Given that the Sydney Theatre Company has received a boost to its status through its full-time acting ensemble 'The Actor's Company', it seems to me that Company B is now re-asserting its position in the field of Sydney theatre. Company B is representing itself as a part of the theatrical landscape. It is energetic and inevitable. It offers theatrical performance that is inspired and fed by an architectural edifice once saved via a mythically unique community action and now rejuvinated through renovation.
The originality and energy of Company B productions arose out of the
unique action taken to save the Nimrod Theatre building from demolition
in 1984. Rather than lose a performance space in inner city Sydney, more
than 600 arts, entertainment and media professionals formed a syndicate to
buy the building. The syndicate included nearly every successful person in
Australian show business.
[From the 2003 Company B Subscription Booklet]
This short statement has appeared in numerous Company B publications. Subscription booklets, production programmes and media releases have almost always included this statement as the opening paragraph for any public account of what Company B is and does. Indeed, the action to purchase the building has received more upfront attention than the artistic priorities that the founders of Company B originally articulated. Instead, the artistic success, and the ‘originality and energy’ of Company B, have been represented as coming from a direct community action that involved Australian show business people who were already successful in their own right. In this way, by explicitly locating its origins in the community action to purchase the Belvoir Street building, Company B has sought to position itself as the inheritor of the artistic legacy of the 'New Wave' of the 1970's.

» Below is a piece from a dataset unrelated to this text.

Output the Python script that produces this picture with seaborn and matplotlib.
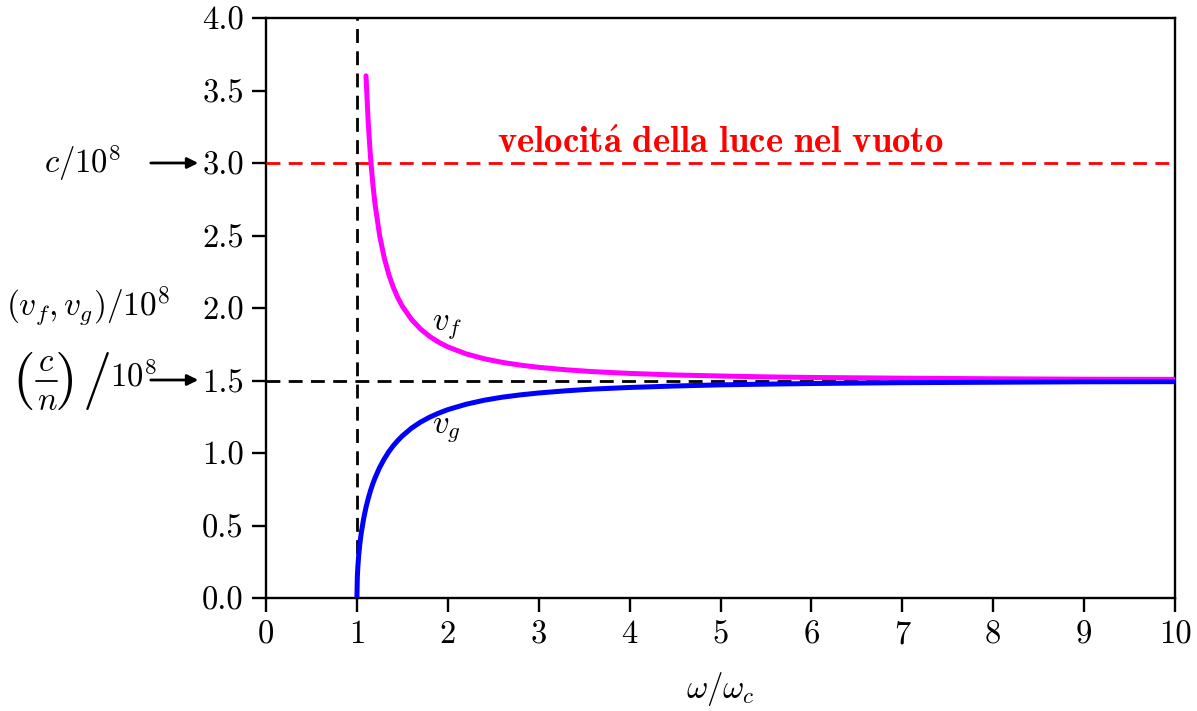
import numpy as np
import pandas as pd
import matplotlib
matplotlib.use("Agg")
import matplotlib.pyplot as plt
import seaborn as sns

# --- data ---
omega_g = [1.0, 1.005, 1.01, 1.02, 1.035, 1.05, 1.075, 1.1, 1.125, 1.15, 1.175, 1.2, 1.25, 1.3, 1.35,
           1.4, 1.45, 1.5, 1.6, 1.7, 1.8, 1.9, 2.0, 2.2, 2.4, 2.6, 2.8, 3.0, 3.3, 3.6, 4.0, 4.5, 5.0,
           5.5, 6.0, 7.0, 8.0, 9.0, 10.0]
v_g = [0.0, 0.149, 0.211, 0.296, 0.387, 0.457, 0.550, 0.625, 0.687, 0.741, 0.788, 0.829, 0.900, 0.958,
       1.008, 1.050, 1.086, 1.118, 1.171, 1.213, 1.247, 1.275, 1.299, 1.336, 1.364, 1.385, 1.401, 1.414,
       1.429, 1.441, 1.452, 1.462, 1.470, 1.475, 1.479, 1.485, 1.488, 1.491, 1.492]
omega_f = [1.1, 1.125, 1.15, 1.175, 1.2, 1.25, 1.3, 1.35, 1.4, 1.45, 1.5, 1.6, 1.7, 1.8, 1.9, 2.0,
           2.2, 2.4, 2.6, 2.8, 3.0, 3.3, 3.6, 4.0, 4.5, 5.0, 5.5, 6.0, 7.0, 8.0, 9.0, 10.0]
v_f = [3.601, 3.274, 3.038, 2.857, 2.714, 2.500, 2.348, 2.233, 2.143, 2.071, 2.012, 1.922, 1.855, 1.804,
       1.764, 1.732, 1.684, 1.650, 1.625, 1.606, 1.591, 1.574, 1.561, 1.549, 1.538, 1.531, 1.525, 1.521,
       1.516, 1.512, 1.509, 1.508]
c_level = 3.0
cn_level = 1.5
omega_cut = 1.0
x_ticks = [0, 1, 2, 3, 4, 5, 6, 7, 8, 9, 10]
y_ticks = [0.0, 0.5, 1.0, 1.5, 2.0, 2.5, 3.0, 3.5, 4.0]
y_tick_labels = ["0.0", "0.5", "1.0", "1.5", "2.0", "2.5", "3.0", "3.5", "4.0"]

sns.set_style("ticks")
plt.rcParams["font.family"] = ["cmr10"]
plt.rcParams["mathtext.fontset"] = "cm"
plt.rcParams["axes.formatter.use_mathtext"] = True
plt.rcParams["axes.unicode_minus"] = False
for k in ("text.color", "axes.labelcolor", "xtick.color", "ytick.color", "axes.edgecolor"):
    plt.rcParams[k] = "black"

FS = 23.5
W, H = 1197, 711
fig = plt.figure(figsize=(11.97, 7.11), dpi=100)
ax = fig.add_axes([266 / W, 1 - 598 / H, 909 / W, 580 / H])

df_f = pd.DataFrame({"w": omega_f, "v": v_f})
df_g = pd.DataFrame({"w": omega_g, "v": v_g})
sns.lineplot(data=df_f, x="w", y="v", ax=ax, color="#ff00ff", lw=3.6, sort=False, zorder=4,
             solid_capstyle="round")
sns.lineplot(data=df_g, x="w", y="v", ax=ax, color="#0000ff", lw=3.6, sort=False, zorder=4,
             solid_capstyle="round")

dash = (5, 3)
ax.axhline(c_level, color="#ff0000", lw=2.0, dashes=dash, zorder=3)
ax.axhline(cn_level, color="black", lw=2.0, dashes=dash, zorder=3)
ax.axvline(omega_cut, color="black", lw=2.0, dashes=dash, zorder=3)

ax.set_xlim(0, 10)
ax.set_ylim(0, 4)
ax.set_xticks(x_ticks)
ax.set_xticklabels([str(t) for t in x_ticks])
ax.set_yticks(y_ticks)
ax.set_yticklabels(y_tick_labels)
ax.tick_params(direction="out", length=10, width=1.7, labelsize=FS, pad=6)
for s in ax.spines.values():
    s.set_linewidth(1.7)
    s.set_visible(True)
ax.set_xlabel(r"$\omega/\omega_c$", fontsize=FS, labelpad=15)
ax.set_ylabel("")

ax.text(5.0, 3.07, r"$\mathbf{velocit\acute{a}\ della\ luce\ nel\ vuoto}$", color="#ff0000",
        fontsize=26.5, ha="center", va="baseline")
ax.text(1.83, 1.87, r"$v_f$", fontsize=FS, ha="left", va="center")
ax.text(1.83, 1.16, r"$v_g$", fontsize=FS, ha="left", va="center")

# left-hand annotations
fig.text(83 / W, 1 - 163 / H, r"$c/10^8$", fontsize=FS, ha="center", va="center")
fig.text(88 / W, 1 - 306 / H, r"$(v_f, v_g)/10^8$", fontsize=24, ha="center", va="center")
fig.text(24 / W, 1 - 381 / H, "(", fontsize=42, ha="center", va="center", family="cmr10")
fig.text(66 / W, 1 - 381 / H, ")", fontsize=42, ha="center", va="center", family="cmr10")
fig.text(46 / W, 1 - 371 / H, r"$c$", fontsize=FS, ha="center", va="baseline")
fig.text(47 / W, 1 - 410 / H, r"$n$", fontsize=FS, ha="center", va="baseline")
fig.add_artist(matplotlib.lines.Line2D([36 / W, 57 / W], [1 - 381 / H, 1 - 381 / H],
                                       transform=fig.transFigure, color="black", lw=1.3))
fig.text(97 / W, 1 - 381 / H, "/", fontsize=42, ha="center", va="center", family="cmr10")
fig.text(133 / W, 1 - 376 / H, r"$10^8$", fontsize=FS, ha="center", va="center")

for ypx in (163, 380):
    fig.patches.append(matplotlib.patches.FancyArrowPatch(
        (148 / W, 1 - ypx / H), (201 / W, 1 - ypx / H),
        transform=fig.transFigure, arrowstyle="-|>", mutation_scale=16, lw=2, color="black"))

fig.savefig("out.png", dpi=100)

This year, in the wake of the Belvoir Street building's renovation, the wording has changed. Company B's discourse of origin has shifted from one where it "arose out of the unique action" to one where it "sprang into being out of the unique action". 'Sprang into being' is a particularly strong phrase! The rhetoric has been ramped up, hinting perhaps that Company B leapt, fully formed, into the field of theatre to take up its rightful place. Now, too, the building's two stages are described as "artistic watering holes", a particularly resonant metaphor in a land parched by meterological (and artistic) drought. A 'watering hole' is also a distinctly Australian form of oasis too, and importantly, a naturally occurring feature of the landscape.
Given that the Sydney Theatre Company has received a boost to its status through its full-time acting ensemble 'The Actor's Company', it seems to me that Company B is now re-asserting its position in the field of Sydney theatre. Company B is representing itself as a part of the theatrical landscape. It is energetic and inevitable. It offers theatrical performance that is inspired and fed by an architectural edifice once saved via a mythically unique community action and now rejuvinated through renovation.
1 comment:
Ahem, yes ...
It appears that this post is a little inaccurate. The word change actually occurred in the 2006 subscription booklet. So my post is only about a year out of date!